■ GIVEN EXERCISE ■
Restate each line of the listing exactly, without carrying over any pictures.

....................

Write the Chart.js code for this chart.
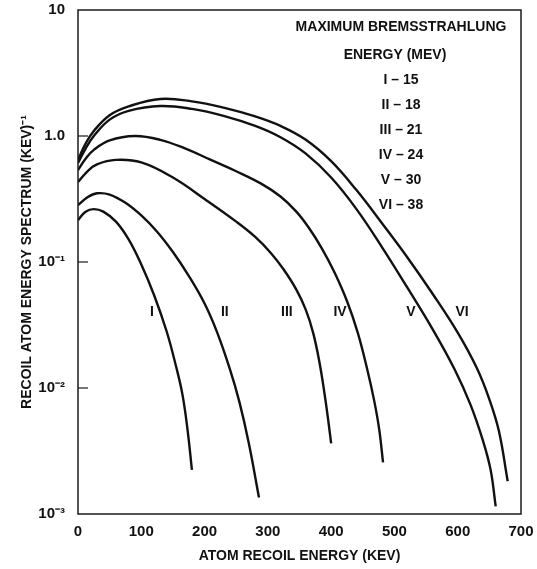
<!DOCTYPE html>
<html>
<head>
<meta charset="utf-8">
<script src="https://cdn.jsdelivr.net/npm/chart.js@4.4.1/dist/chart.umd.min.js"></script>
<style>
    html, body { margin: 0; padding: 0; background: #fff; }
    canvas { display: block; }
</style>
</head>
<body>
<canvas id="grafico" width="537" height="569"></canvas>
<script>
// energia de recuo (keV) e espectro (keV^-1)
const energiaI = [0, 12, 25, 40, 60, 80, 100, 120, 140, 155, 165, 173, 180];
const espectroI = [0.215, 0.251, 0.263, 0.251, 0.209, 0.151, 0.0955, 0.055, 0.0282, 0.0148, 0.0089, 0.0047, 0.00224];

const energiaII = [0, 15, 30, 50, 75, 100, 125, 150, 175, 200, 220, 240, 255, 270, 286];
const espectroII = [0.283, 0.327, 0.351, 0.343, 0.295, 0.234, 0.174, 0.120, 0.0776, 0.0468, 0.0275, 0.0141, 0.00776, 0.00363, 0.00135];

const energiaIII = [0, 15, 30, 60, 100, 150, 200, 250, 280, 305, 325, 345, 360, 372, 382, 390, 396, 400];
const espectroIII = [0.431, 0.525, 0.596, 0.646, 0.617, 0.468, 0.316, 0.209, 0.158, 0.1175, 0.0871, 0.0603, 0.0417, 0.0269, 0.0155, 0.0087, 0.00525, 0.00363];

const energiaIV = [0, 12, 25, 50, 90, 130, 170, 210, 250, 290, 320, 345, 365, 385, 405, 425, 442, 457, 468, 476, 482];
const espectroIV = [0.537, 0.661, 0.776, 0.923, 1.0, 0.933, 0.794, 0.646, 0.525, 0.417, 0.331, 0.251, 0.186, 0.129, 0.0832, 0.049, 0.0275, 0.0141, 0.00794, 0.00468, 0.00257];

const energiaV = [0, 12, 25, 50, 80, 130, 180, 230, 280, 320, 360, 400, 440, 480, 520, 560, 595, 620, 640, 652, 660];
const espectroV = [0.611, 0.794, 1.0, 1.349, 1.585, 1.73, 1.64, 1.445, 1.202, 0.977, 0.724, 0.468, 0.263, 0.132, 0.0631, 0.0295, 0.0141, 0.00741, 0.0038, 0.00224, 0.00115];

const energiaVI = [0, 12, 25, 50, 80, 130, 180, 230, 280, 320, 360, 400, 440, 480, 520, 560, 600, 630, 650, 665, 679];
const espectroVI = [0.646, 0.871, 1.096, 1.462, 1.718, 1.968, 1.884, 1.679, 1.429, 1.202, 0.933, 0.631, 0.372, 0.204, 0.1096, 0.0562, 0.0275, 0.01445, 0.00813, 0.00457, 0.00182];

const nomesCurvas = ['I', 'II', 'III', 'IV', 'V', 'VI'];
const energiasRotulos = [117, 232, 330, 414, 526, 607];
const espectroRotulos = 0.040;

const textoLegenda = ['MAXIMUM BREMSSTRAHLUNG', 'ENERGY (MEV)', 'I – 15', 'II – 18', 'III – 21', 'IV – 24', 'V – 30', 'VI – 38'];

const valoresTicksY = [0.001, 0.01, 0.1, 1, 10];
const rotulosTicksY = ['10⁻³', '10⁻²', '10⁻¹', '1.0', '10'];
const ticksInternos = [0.01, 0.1, 1];

const curvas = [
    [energiaI, espectroI],
    [energiaII, espectroII],
    [energiaIII, espectroIII],
    [energiaIV, espectroIV],
    [energiaV, espectroV],
    [energiaVI, espectroVI]
];

const fonte = '"Liberation Sans", Arial, sans-serif';

// moldura, risquinhos internos e textos soltos
const pluginTextos = {
    id: 'textos',
    afterDraw(chart) {
        const ctx = chart.ctx;
        const { left, top, right, bottom } = chart.chartArea;
        const eixoX = chart.scales.x;
        const eixoY = chart.scales.y;
        ctx.save();
        ctx.strokeStyle = '#1a1a1a';
        ctx.lineWidth = 1.5;
        ctx.strokeRect(left, top, right - left, bottom - top);

        ctx.lineWidth = 1.2;
        ticksInternos.forEach(v => {
            const py = eixoY.getPixelForValue(v);
            ctx.beginPath();
            ctx.moveTo(left, py);
            ctx.lineTo(left + 10, py);
            ctx.stroke();
        });

        ctx.fillStyle = '#111';
        ctx.font = 'bold 14px ' + fonte;
        ctx.textAlign = 'center';
        ctx.textBaseline = 'middle';
        textoLegenda.forEach((t, i) => {
            const py = i === 0 ? 27 : 55 + (i - 1) * 25;
            ctx.fillText(t, i === 1 ? 395 : 401, py);
        });

        nomesCurvas.forEach((n, i) => {
            ctx.fillText(n, eixoX.getPixelForValue(energiasRotulos[i]), eixoY.getPixelForValue(espectroRotulos));
        });
        ctx.restore();
    }
};

const canva = document.getElementById('grafico').getContext('2d');
const grafico = new Chart(canva, {
    type: 'line',
    data: {
        datasets: curvas.map((c, i) => ({
            label: nomesCurvas[i],
            data: c[0].map((x, j) => ({ x: x, y: c[1][j] })),
            borderColor: '#111',
            borderWidth: 2.4,
            pointRadius: 0,
            fill: false,
            tension: 0.4
        }))
    },
    options: {
        responsive: false,
        animation: false,
        devicePixelRatio: 1,
        layout: { padding: { left: 0, top: 10, right: 16, bottom: 0 } },
        plugins: {
            legend: { display: false },
            tooltip: { enabled: false }
        },
        scales: {
            x: {
                type: 'linear',
                min: 0,
                max: 700,
                afterFit(scale) {
                    scale.height = 55;
                    scale.paddingLeft = 0;
                    scale.paddingRight = 0;
                },
                grid: { display: false, drawTicks: false },
                border: { display: false },
                ticks: {
                    stepSize: 100,
                    padding: 9,
                    color: '#111',
                    font: { family: fonte, size: 15, weight: 'bold' }
                },
                title: {
                    display: true,
                    text: 'ATOM RECOIL ENERGY (KEV)',
                    color: '#111',
                    padding: { top: 0, bottom: 4 },
                    font: { family: fonte, size: 14, weight: 'bold' }
                }
            },
            y: {
                type: 'logarithmic',
                min: 0.001,
                max: 10,
                afterFit(scale) {
                    scale.width = 78;
                    scale.paddingTop = 0;
                    scale.paddingBottom = 0;
                },
                afterBuildTicks(scale) {
                    scale.ticks = valoresTicksY.map(v => ({ value: v }));
                },
                grid: { display: false, drawTicks: false },
                border: { display: false },
                ticks: {
                    padding: 13,
                    color: '#111',
                    font: { family: fonte, size: 15, weight: 'bold' },
                    callback: (v) => {
                        const i = valoresTicksY.indexOf(v);
                        return i >= 0 ? rotulosTicksY[i] : '';
                    }
                },
                title: {
                    display: true,
                    text: 'RECOIL ATOM ENERGY SPECTRUM (KEV)⁻¹',
                    color: '#111',
                    padding: { top: 19, bottom: 0 },
                    font: { family: fonte, size: 14, weight: 'bold' }
                }
            }
        }
    },
    plugins: [pluginTextos]
});
</script>
</body>
</html>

....................

■ SOLUTION TO THIS PROBLEM ■
Write the Chart.js code for this chart.
<!DOCTYPE html>
<html>
<head>
<meta charset="utf-8">
<script src="https://cdn.jsdelivr.net/npm/chart.js@4.4.1/dist/chart.umd.min.js"></script>
<style>
    html, body { margin: 0; padding: 0; background: #fff; }
    canvas { display: block; }
</style>
</head>
<body>
<canvas id="grafico" width="537" height="569"></canvas>
<script>
// energia de recuo (keV) e espectro (keV^-1)
const energiaI = [0, 12, 25, 40, 60, 80, 100, 120, 140, 155, 165, 173, 180];
const espectroI = [0.215, 0.251, 0.263, 0.251, 0.209, 0.151, 0.0955, 0.055, 0.0282, 0.0148, 0.0089, 0.0047, 0.00224];

const energiaII = [0, 15, 30, 50, 75, 100, 125, 150, 175, 200, 220, 240, 255, 270, 286];
const espectroII = [0.283, 0.327, 0.351, 0.343, 0.295, 0.234, 0.174, 0.120, 0.0776, 0.0468, 0.0275, 0.0141, 0.00776, 0.00363, 0.00135];

const energiaIII = [0, 15, 30, 60, 100, 150, 200, 250, 280, 305, 325, 345, 360, 372, 382, 390, 396, 400];
const espectroIII = [0.431, 0.525, 0.596, 0.646, 0.617, 0.468, 0.316, 0.209, 0.158, 0.1175, 0.0871, 0.0603, 0.0417, 0.0269, 0.0155, 0.0087, 0.00525, 0.00363];

const energiaIV = [0, 12, 25, 50, 90, 130, 170, 210, 250, 290, 320, 345, 365, 385, 405, 425, 442, 457, 468, 476, 482];
const espectroIV = [0.537, 0.661, 0.776, 0.923, 1.0, 0.933, 0.794, 0.646, 0.525, 0.417, 0.331, 0.251, 0.186, 0.129, 0.0832, 0.049, 0.0275, 0.0141, 0.00794, 0.00468, 0.00257];

const energiaV = [0, 12, 25, 50, 80, 130, 180, 230, 280, 320, 360, 400, 440, 480, 520, 560, 595, 620, 640, 652, 660];
const espectroV = [0.611, 0.794, 1.0, 1.349, 1.585, 1.73, 1.64, 1.445, 1.202, 0.977, 0.724, 0.468, 0.263, 0.132, 0.0631, 0.0295, 0.0141, 0.00741, 0.0038, 0.00224, 0.00115];

const energiaVI = [0, 12, 25, 50, 80, 130, 180, 230, 280, 320, 360, 400, 440, 480, 520, 560, 600, 630, 650, 665, 679];
const espectroVI = [0.646, 0.871, 1.096, 1.462, 1.718, 1.968, 1.884, 1.679, 1.429, 1.202, 0.933, 0.631, 0.372, 0.204, 0.1096, 0.0562, 0.0275, 0.01445, 0.00813, 0.00457, 0.00182];

const nomesCurvas = ['I', 'II', 'III', 'IV', 'V', 'VI'];
const energiasRotulos = [117, 232, 330, 414, 526, 607];
const espectroRotulos = 0.040;

const textoLegenda = ['MAXIMUM BREMSSTRAHLUNG', 'ENERGY (MEV)', 'I – 15', 'II – 18', 'III – 21', 'IV – 24', 'V – 30', 'VI – 38'];

const valoresTicksY = [0.001, 0.01, 0.1, 1, 10];
const rotulosTicksY = ['10⁻³', '10⁻²', '10⁻¹', '1.0', '10'];
const ticksInternos = [0.01, 0.1, 1];

const curvas = [
    [energiaI, espectroI],
    [energiaII, espectroII],
    [energiaIII, espectroIII],
    [energiaIV, espectroIV],
    [energiaV, espectroV],
    [energiaVI, espectroVI]
];

const fonte = '"Liberation Sans", Arial, sans-serif';

// moldura, risquinhos internos e textos soltos
const pluginTextos = {
    id: 'textos',
    afterDraw(chart) {
        const ctx = chart.ctx;
        const { left, top, right, bottom } = chart.chartArea;
        const eixoX = chart.scales.x;
        const eixoY = chart.scales.y;
        ctx.save();
        ctx.strokeStyle = '#1a1a1a';
        ctx.lineWidth = 1.5;
        ctx.strokeRect(left, top, right - left, bottom - top);

        ctx.lineWidth = 1.2;
        ticksInternos.forEach(v => {
            const py = eixoY.getPixelForValue(v);
            ctx.beginPath();
            ctx.moveTo(left, py);
            ctx.lineTo(left + 10, py);
            ctx.stroke();
        });

        ctx.fillStyle = '#111';
        ctx.font = 'bold 14px ' + fonte;
        ctx.textAlign = 'center';
        ctx.textBaseline = 'middle';
        textoLegenda.forEach((t, i) => {
            const py = i === 0 ? 27 : 55 + (i - 1) * 25;
            ctx.fillText(t, i === 1 ? 395 : 401, py);
        });

        nomesCurvas.forEach((n, i) => {
            ctx.fillText(n, eixoX.getPixelForValue(energiasRotulos[i]), eixoY.getPixelForValue(espectroRotulos));
        });
        ctx.restore();
    }
};

const canva = document.getElementById('grafico').getContext('2d');
const grafico = new Chart(canva, {
    type: 'line',
    data: {
        datasets: curvas.map((c, i) => ({
            label: nomesCurvas[i],
            data: c[0].map((x, j) => ({ x: x, y: c[1][j] })),
            borderColor: '#111',
            borderWidth: 2.4,
            pointRadius: 0,
            fill: false,
            tension: 0.4
        }))
    },
    options: {
        responsive: false,
        animation: false,
        devicePixelRatio: 1,
        layout: { padding: { left: 0, top: 10, right: 16, bottom: 0 } },
        plugins: {
            legend: { display: false },
            tooltip: { enabled: false }
        },
        scales: {
            x: {
                type: 'linear',
                min: 0,
                max: 700,
                afterFit(scale) {
                    scale.height = 55;
                    scale.paddingLeft = 0;
                    scale.paddingRight = 0;
                },
                grid: { display: false, drawTicks: false },
                border: { display: false },
                ticks: {
                    stepSize: 100,
                    padding: 9,
                    color: '#111',
                    font: { family: fonte, size: 15, weight: 'bold' }
                },
                title: {
                    display: true,
                    text: 'ATOM RECOIL ENERGY (KEV)',
                    color: '#111',
                    padding: { top: 0, bottom: 4 },
                    font: { family: fonte, size: 14, weight: 'bold' }
                }
            },
            y: {
                type: 'logarithmic',
                min: 0.001,
                max: 10,
                afterFit(scale) {
                    scale.width = 78;
                    scale.paddingTop = 0;
                    scale.paddingBottom = 0;
                },
                afterBuildTicks(scale) {
                    scale.ticks = valoresTicksY.map(v => ({ value: v }));
                },
                grid: { display: false, drawTicks: false },
                border: { display: false },
                ticks: {
                    padding: 13,
                    color: '#111',
                    font: { family: fonte, size: 15, weight: 'bold' },
                    callback: (v) => {
                        const i = valoresTicksY.indexOf(v);
                        return i >= 0 ? rotulosTicksY[i] : '';
                    }
                },
                title: {
                    display: true,
                    text: 'RECOIL ATOM ENERGY SPECTRUM (KEV)⁻¹',
                    color: '#111',
                    padding: { top: 19, bottom: 0 },
                    font: { family: fonte, size: 14, weight: 'bold' }
                }
            }
        }
    },
    plugins: [pluginTextos]
});
</script>
</body>
</html>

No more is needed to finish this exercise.